NORTHUMBERLAND — It was barely 25 degrees outside and almost as cold inside Joseph Priestley’s laboratory Sunday, but about 40 people sat in the frigid air to watch the discovery of oxygen.
Children remained bundled on laps and couples put their heads together, but all eyes were on retired high school chemistry teacher Ronald Blatchley as he re-enacted Priestley’s seminal work in chemistry.
That included the discovery that air is comprised of various gases and that carbon dioxide can be used to suffuse water with a sparkling effervescence — jump-starting the modern soft-drink industry. It included discovery that oxygen is necessary for things to burn and that plants restore to the air whatever breathing animals and burning candles remove.
Priestley can even be credited with the eraser, Blatchley said, after his discovery that a particular kind of rubber was good at “rubbing” things out.
Wearing a costume authentic to 1774, complete with sleeve protectors and lab apron, Blatchley concocted mixtures that, when lit, went “pop” and saved a big “bang” for last.
Mix of history, chemistry
He also mixed history with his chemistry.
When Priestley was born in 1733, he said, alchemists were still trying to make gold out of base metals. Blatchley, of New Berlin, wowed the kids by showing them how he could turn a penny into silver, then gold. He gave each a gold penny to take home, but warned them not to rub it too often. It was, after all, not really gold, but chemically coated in brass.
Priestley was the British clergyman and scientist who dissented from the prevailing view in his native country that the church and the government were best united and the French Revolution a bad idea. For espousing the separation of church and state and support of French liberty, Priestley’s home and laboratory in Britain were burned to the ground by a royalist mob in 1791.

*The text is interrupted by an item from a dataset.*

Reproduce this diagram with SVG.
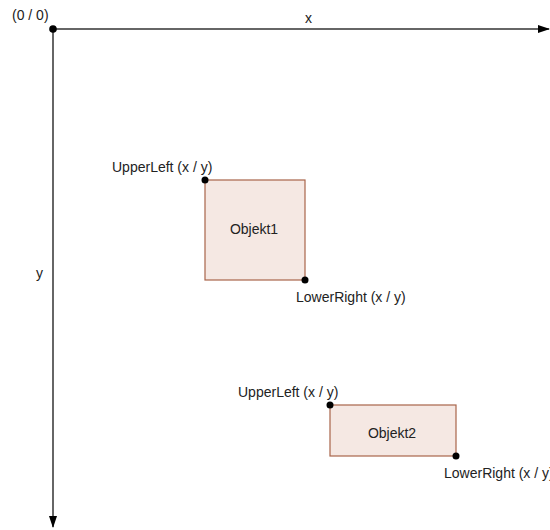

He fled to America, where he eventually settled in Northumberland and built a home along the banks of the Susquehanna River.
That home, completed in 1794, has been a historic landmark for more than 100 years, but recently lost state funding for its director. Sunday’s event was an effort of the new all-volunteer staff to stimulate interest in the site and donations for its operation and upkeep.
It began with cake and beverages in the back kitchen, singing traditional holiday songs and a Twelve Days of Christmas scavenger hunt for kids. Re-enactors and volunteers were found in almost every room of the house.
Among them was tour guide Susan Brook, of Bloomsburg. Ruth Eleanor McCorkill, of Lewisburg, portrayed maidservant Hannah Woodcock, and Esther Walter, of Northumberland, took on the persona of Priestley’s wife, Mary, who, although she designed most of the house, died of tuberculosis before it was completed. McCorkill has been volunteering at the house for more than 18 years, Walter more than a dozen.
A good friend
John L. Moore, of Northumberland, portrayed Priestley’s friend, Thomas Cooper. Also born in England, Cooper was a barrister who wrote many articles criticizing President John Adams that found wide distribution.
When Adams sued him for libel, he tried to get the president subpeonaed as a witness, to prove his allegations were true, truth being the established defense for libel. But Adams wouldn’t be subpeonaed, and Cooper was found guilty. He was fined $400 and sent to jail for six months.
When released, Cooper found himself a widower with four children. Priestley invited them all to live in his house. Cooper’s account of his trial was published in time to help Thomas Jefferson wrest the presidency from Adams.
Jefferson ally
Jefferson was a friend of Priestley’s and liberally used Priestley’s ideas in the Declaration of Independence — such as the insistence that governments must be susceptible to reform without violence.
Priestley was also a friend of Ben Franklin, and considered him his mentor in science.
As Blatchley told his audiences in the lab, in two separate sessions, Priestley is considered the father of modern chemistry.
Although his Aunt Sarah, who raised him, determined he would become a clergyman, and he did so, and even founded the Unitarian faith, he is better known today as a scientist.
The house was made to made to accommodate his scientific pursuits, and yet in those days he had to lift items from the kitchen to serve as his scientific tools.
“You see this pneumatic trough?” he said. “It’s just a mixing bowl from the kitchen.”